What you should do: In the material below, find every line with "Output" and pull it out.

Supplied data:
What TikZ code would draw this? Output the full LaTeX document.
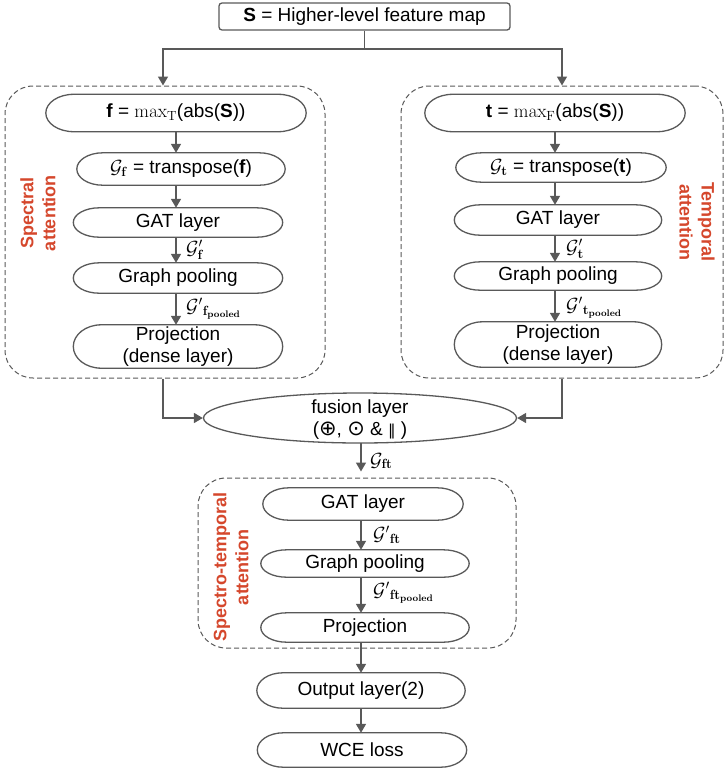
\RequirePackage{fix-cm}
\documentclass[tikz,border=0pt]{standalone}
\usepackage[no-math]{fontspec}
\setmainfont{Liberation Sans}
\newfontfamily\symfont{DejaVu Sans}
\usetikzlibrary{arrows.meta,calc,shapes.geometric}
\definecolor{lc}{HTML}{595959}
\definecolor{rc}{HTML}{D5472C}
\newcommand\capsule[2][26]{%
  \draw[line] let \p1=(#2.north west), \p2=(#2.south east), \n1={(\y1-\y2)/2} in
  (\x1+#1pt,\y1) -- (\x2-#1pt,\y1)
  arc[start angle=90,end angle=-90,x radius=#1pt,y radius=\n1]
  -- (\x1+#1pt,\y2)
  arc[start angle=270,end angle=90,x radius=#1pt,y radius=\n1] -- cycle;}
\begin{document}
\begin{tikzpicture}[x=1pt,y=1pt,
  line/.style={draw=lc,line width=1.3pt},
  arr/.style={draw=lc,line width=1.6pt,-{Triangle[width=10pt,length=9pt]}},
  blk/.style={rectangle,draw=none,inner sep=0pt,font=\fontsize{19}{22}\selectfont,align=center},
  topbox/.style={rectangle,draw=lc,line width=1.3pt,rounded corners=3pt,inner sep=0pt,font=\fontsize{19}{22}\selectfont},
  grp/.style={rectangle,draw=lc,line width=1pt,dash pattern=on 5pt off 3pt,rounded corners=28pt,inner sep=0pt},
  lab/.style={font=\fontsize{19}{20}\selectfont,anchor=west,inner sep=0pt},
  grplabel/.style={text=rc,font=\fontsize{18}{22}\selectfont\bfseries,align=center,inner sep=0pt}]
\useasboundingbox (0,0) rectangle (727,-772);

% top
\node[topbox,minimum width=291pt,minimum height=27pt] (S) at (364.5,-16.5) {\textbf{S} = Higher-level feature map};

% group boxes
\node[grp,minimum width=320pt,minimum height=292pt] (boxL) at (165,-232) {};
\node[grp,minimum width=322pt,minimum height=292pt] (boxR) at (562,-232) {};
\node[grp,minimum width=318pt,minimum height=170pt] (boxB) at (357,-563) {};

% left column
\node[blk,minimum width=260pt,minimum height=37pt] (fmax) at (176,-113) {\textbf{f} = $\mathrm{max}_{\mathrm{T}}$(abs(\textbf{S}))};
\node[blk,minimum width=208pt,minimum height=32pt] (gf) at (181,-169) {$\mathcal{G}_{\mathbf{f}}$ = transpose(\textbf{f})};
\node[blk,minimum width=209pt,minimum height=29pt] (gatL) at (178,-222.5) {GAT layer};
\node[blk,minimum width=209pt,minimum height=30pt] (poolL) at (178,-278) {Graph pooling};
\node[blk,minimum width=209pt,minimum height=43pt] (projL) at (178,-346.5) {Projection\\(dense layer)};

% right column
\node[blk,minimum width=260pt,minimum height=37pt] (tmax) at (555,-113) {\textbf{t} = $\mathrm{max}_{\mathrm{F}}$(abs(\textbf{S}))};
\node[blk,minimum width=210pt,minimum height=29pt] (gt) at (561,-167.5) {$\mathcal{G}_{\mathbf{t}}$ = transpose(\textbf{t})};
\node[blk,minimum width=207pt,minimum height=30pt] (gatR) at (558,-220) {GAT layer};
\node[blk,minimum width=207pt,minimum height=28pt] (poolR) at (558,-276) {Graph pooling};
\node[blk,minimum width=207pt,minimum height=45pt] (projR) at (558,-344.5) {Projection\\(dense layer)};

% fusion
\node[ellipse,draw=lc,line width=1.3pt,minimum width=313pt,minimum height=50pt,inner sep=0pt] (fusion) at (360,-418) {};
\node[blk] (fusiontxt) at (360,-420) {fusion layer\\({\symfont\fontsize{21}{22}\selectfont ⊕}, {\symfont\fontsize{21}{22}\selectfont ⊙} \& {\symfont\fontsize{15}{22}\selectfont ‖} )};

% bottom column
\node[blk,minimum width=200pt,minimum height=32pt] (gat3) at (363,-504) {GAT layer};
\node[blk,minimum width=208pt,minimum height=27pt] (pool3) at (365,-563.5) {Graph pooling};
\node[blk,minimum width=208pt,minimum height=29pt] (proj3) at (365,-627.5) {Projection};
\node[blk,minimum width=208pt,minimum height=35pt] (out) at (361,-690.5) {Output layer(2)};
\node[blk,minimum width=209pt,minimum height=34pt] (wce) at (362,-750) {WCE loss};

% capsule outlines
\capsule[28]{fmax}
\capsule{gf}
\capsule{gatL}
\capsule{poolL}
\capsule[28]{projL}
\capsule[28]{tmax}
\capsule{gt}
\capsule{gatR}
\capsule{poolR}
\capsule[28]{projR}
\capsule{gat3}
\capsule{pool3}
\capsule{proj3}
\capsule{out}
\capsule{wce}

% group labels
\node[grplabel,rotate=90] (lblL) at (38,-213) {Spectral\\attention};
\node[grplabel,rotate=-90] (lblR) at (697,-222) {Temporal\\attention};
\node[grplabel,rotate=90] (lblB) at (231,-567) {Spectro-temporal\\attention};

% top connectors
\coordinate (split) at (364.5,-49);
\draw[arr] (S.south) -- (split) -| ($(boxL.north)+(-2,0)$);
\draw[arr] (split) -| (boxR.north);

% left arrows
\draw[arr] (fmax.south) -- (fmax.south |- gf.north);
\draw[arr] (fmax.south |- gf.south) -- (fmax.south |- gatL.north);
\draw[arr] (fmax.south |- gatL.south) -- (fmax.south |- poolL.north);
\draw[arr] (fmax.south |- poolL.south) -- (fmax.south |- projL.north);
\node[lab] (lgf) at (186,-250) {$\mathcal{G}'_{\mathbf{f}}$};
\node[lab] (lgfp) at (186,-309) {${\mathcal{G}'}_{\mathbf{f}_{\mathbf{pooled}}}$};

% right arrows
\draw[arr] (tmax.south) -- (tmax.south |- gt.north);
\draw[arr] (tmax.south |- gt.south) -- (tmax.south |- gatR.north);
\draw[arr] (tmax.south |- gatR.south) -- (tmax.south |- poolR.north);
\draw[arr] (tmax.south |- poolR.south) -- (tmax.south |- projR.north);
\node[lab] (lgt) at (566,-249) {$\mathcal{G}'_{\mathbf{t}}$};
\node[lab] (lgtp) at (566,-308) {${\mathcal{G}'}_{\mathbf{t}_{\mathbf{pooled}}}$};

% to fusion
\draw[arr] ($(boxL.south)+(-2,0)$) |- (fusion.west);
\draw[arr] (boxR.south) |- (fusion.east);

% bottom arrows
\coordinate (colB) at (361,-443);
\draw[arr,shorten >=6pt] (colB) -- (colB |- boxB.north);
\node[lab] (lgft) at (370,-461) {$\mathcal{G}_{\mathbf{ft}}$};
\draw[arr] (colB |- gat3.south) -- (colB |- pool3.north);
\node[lab] (lgft2) at (373,-535) {${\mathcal{G}'}_{\mathbf{ft}}$};
\draw[arr] (colB |- pool3.south) -- (colB |- proj3.north);
\node[lab] (lgft3) at (373,-593) {${\mathcal{G}'}_{\mathbf{ft}_{\mathbf{pooled}}}$};
\draw[arr] (colB |- proj3.south) -- (colB |- out.north);
\draw[arr] (colB |- out.south) -- (colB |- wce.north);
\end{tikzpicture}
\end{document}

Reply to the exercise:
What TikZ code would draw this? Output the full LaTeX document.
\node[blk,minimum width=208pt,minimum height=35pt] (out) at (361,-690.5) {Output layer(2)};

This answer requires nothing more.